Actually, it’s not so thinly-veiled. It’s ham-fisted, flagrant, and brazen.
How else would Oscar Longoria, a Democrat from the Rio Grande Valley who voted to fast-track a bill to increase the minimum wage, voted to allow school districts to raise taxes without voter approval, voted to kill the spending limits bill, and voted to raid the Economic Stabilization Fund, be considered “pro-business?”
According to the report, Longoria’s not just “pro-business,” he’s the most pro-business legislator in the state with a perfect score of 100%. Yet, if you look at the Fiscal Responsibility Index, Longoria’s one of the worst-rated lawmakers with a 30.
Meanwhile, conservative Republican lawmakers like State Sens. Konni Burton (Colleyville), Bob Hall (Edgewood), and Don Huffines (Dallas), all three of whom have made headlines for their commitment to cutting taxes and regulations on businesses, earned failing grades.

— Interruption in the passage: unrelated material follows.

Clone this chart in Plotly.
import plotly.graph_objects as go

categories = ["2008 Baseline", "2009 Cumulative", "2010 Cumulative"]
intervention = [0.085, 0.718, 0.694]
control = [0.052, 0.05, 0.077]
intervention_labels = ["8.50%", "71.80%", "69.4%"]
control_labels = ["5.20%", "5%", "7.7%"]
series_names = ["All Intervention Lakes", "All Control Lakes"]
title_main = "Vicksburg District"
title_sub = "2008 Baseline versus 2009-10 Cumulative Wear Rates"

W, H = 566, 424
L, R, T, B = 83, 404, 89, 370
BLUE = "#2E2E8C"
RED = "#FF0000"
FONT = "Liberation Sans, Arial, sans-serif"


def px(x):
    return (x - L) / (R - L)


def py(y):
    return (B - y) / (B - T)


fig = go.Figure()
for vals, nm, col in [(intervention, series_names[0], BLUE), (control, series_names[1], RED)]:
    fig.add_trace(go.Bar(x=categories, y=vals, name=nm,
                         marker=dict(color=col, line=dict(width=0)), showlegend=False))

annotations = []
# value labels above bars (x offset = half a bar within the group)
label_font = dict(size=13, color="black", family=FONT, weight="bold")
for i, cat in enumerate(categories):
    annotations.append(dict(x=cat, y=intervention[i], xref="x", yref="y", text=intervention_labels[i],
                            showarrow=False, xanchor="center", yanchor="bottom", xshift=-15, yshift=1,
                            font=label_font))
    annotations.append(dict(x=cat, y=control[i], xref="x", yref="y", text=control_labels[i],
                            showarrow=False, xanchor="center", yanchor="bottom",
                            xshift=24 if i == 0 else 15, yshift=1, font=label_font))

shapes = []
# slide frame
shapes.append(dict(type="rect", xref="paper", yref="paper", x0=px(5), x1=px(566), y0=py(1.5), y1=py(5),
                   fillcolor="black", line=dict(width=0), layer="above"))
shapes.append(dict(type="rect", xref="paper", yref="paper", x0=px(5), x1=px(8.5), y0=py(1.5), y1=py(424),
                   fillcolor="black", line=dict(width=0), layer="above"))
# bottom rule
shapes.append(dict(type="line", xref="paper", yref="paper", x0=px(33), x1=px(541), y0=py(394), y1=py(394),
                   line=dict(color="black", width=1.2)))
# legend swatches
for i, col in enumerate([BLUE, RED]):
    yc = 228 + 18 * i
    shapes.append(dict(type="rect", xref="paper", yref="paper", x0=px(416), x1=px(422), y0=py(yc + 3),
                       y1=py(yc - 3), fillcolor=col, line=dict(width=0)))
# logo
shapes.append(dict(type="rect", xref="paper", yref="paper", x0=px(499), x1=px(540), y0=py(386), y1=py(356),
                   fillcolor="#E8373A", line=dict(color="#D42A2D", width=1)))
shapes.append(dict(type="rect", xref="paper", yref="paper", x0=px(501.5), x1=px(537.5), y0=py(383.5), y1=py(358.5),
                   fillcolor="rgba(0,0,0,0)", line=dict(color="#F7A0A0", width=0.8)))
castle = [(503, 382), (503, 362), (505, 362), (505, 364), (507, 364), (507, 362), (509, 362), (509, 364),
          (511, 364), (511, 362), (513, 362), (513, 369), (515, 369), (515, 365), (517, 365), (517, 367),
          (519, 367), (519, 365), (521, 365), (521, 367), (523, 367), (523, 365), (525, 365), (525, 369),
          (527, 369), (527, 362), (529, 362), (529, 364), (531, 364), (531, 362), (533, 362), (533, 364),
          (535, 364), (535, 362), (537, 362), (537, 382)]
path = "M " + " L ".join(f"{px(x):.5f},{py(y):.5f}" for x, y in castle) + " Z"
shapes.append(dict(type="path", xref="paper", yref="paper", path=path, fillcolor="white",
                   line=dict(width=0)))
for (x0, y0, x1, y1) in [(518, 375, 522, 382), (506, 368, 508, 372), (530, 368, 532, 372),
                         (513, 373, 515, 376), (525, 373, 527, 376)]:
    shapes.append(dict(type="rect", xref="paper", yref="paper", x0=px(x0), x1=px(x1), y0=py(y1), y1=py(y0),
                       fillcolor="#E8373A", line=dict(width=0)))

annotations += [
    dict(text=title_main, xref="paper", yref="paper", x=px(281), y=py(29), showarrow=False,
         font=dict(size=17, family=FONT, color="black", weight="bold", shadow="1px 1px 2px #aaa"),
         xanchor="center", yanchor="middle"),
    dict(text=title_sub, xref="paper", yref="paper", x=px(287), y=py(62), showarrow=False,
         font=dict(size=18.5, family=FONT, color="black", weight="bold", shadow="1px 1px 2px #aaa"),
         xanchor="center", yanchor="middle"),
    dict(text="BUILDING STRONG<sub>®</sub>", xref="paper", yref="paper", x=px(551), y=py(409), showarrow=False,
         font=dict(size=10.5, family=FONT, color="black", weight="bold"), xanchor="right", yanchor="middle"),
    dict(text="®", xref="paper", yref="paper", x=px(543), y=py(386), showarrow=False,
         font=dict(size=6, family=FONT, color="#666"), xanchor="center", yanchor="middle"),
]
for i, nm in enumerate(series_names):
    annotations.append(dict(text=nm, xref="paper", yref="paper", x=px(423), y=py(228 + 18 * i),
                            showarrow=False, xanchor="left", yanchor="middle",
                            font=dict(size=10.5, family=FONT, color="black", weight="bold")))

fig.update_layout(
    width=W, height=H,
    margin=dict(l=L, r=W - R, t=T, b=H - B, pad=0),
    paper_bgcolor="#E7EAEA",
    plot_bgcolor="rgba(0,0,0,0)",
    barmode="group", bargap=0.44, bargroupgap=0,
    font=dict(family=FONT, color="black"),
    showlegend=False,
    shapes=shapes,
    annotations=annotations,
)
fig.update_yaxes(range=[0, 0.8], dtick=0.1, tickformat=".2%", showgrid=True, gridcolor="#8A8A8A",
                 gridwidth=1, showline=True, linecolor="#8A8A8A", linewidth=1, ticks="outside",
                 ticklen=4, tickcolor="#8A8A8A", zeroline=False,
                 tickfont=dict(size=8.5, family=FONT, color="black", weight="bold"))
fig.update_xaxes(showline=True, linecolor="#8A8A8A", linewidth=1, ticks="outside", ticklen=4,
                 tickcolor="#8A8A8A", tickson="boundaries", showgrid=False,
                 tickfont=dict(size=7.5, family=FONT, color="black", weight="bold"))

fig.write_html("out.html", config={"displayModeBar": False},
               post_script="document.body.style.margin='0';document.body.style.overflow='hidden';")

And it’s not just those three conservative lawmakers slighted by the “report.” In fact, Democrat members of the Texas Senate averaged higher scores than their Republican colleagues.
How could this be?
Because they voted for legislation like Senate Bill 4, the ban on sanctuary cities and they voted for legislation that preserves businesses’ rights to set their own bathroom policies free of government interference.
TAB rated both votes as “anti-business” and it’s not even a surprise.
Over the past several years, TAB has continued its march towards progressive causes – becoming little more than a coin operated lobby arm of the professional Left. Rather than champion pro-business policies, they’ve become paid stooges tasked with providing “business” window dressing for corporate welfare, amnesty, and leftist social policies.
And according to documents leaked in August, TAB received $130,000 of its $200,000 campaign budget to oppose the Texas Privacy Act from national LGBT groups, including the Gill Foundation and the Human Rights Campaign. The group also received funding, presumably courtesy of taxpayers, from the cities of Austin, Dallas, and San Antonio. No Texas business contributed more than $15,000 to the effort.
The good news is that voters don’t fall for this kind of chicanery. Indeed, they rejected it last year when the Dallas and Fort Worth Chambers of Commerce tried a similar strategy.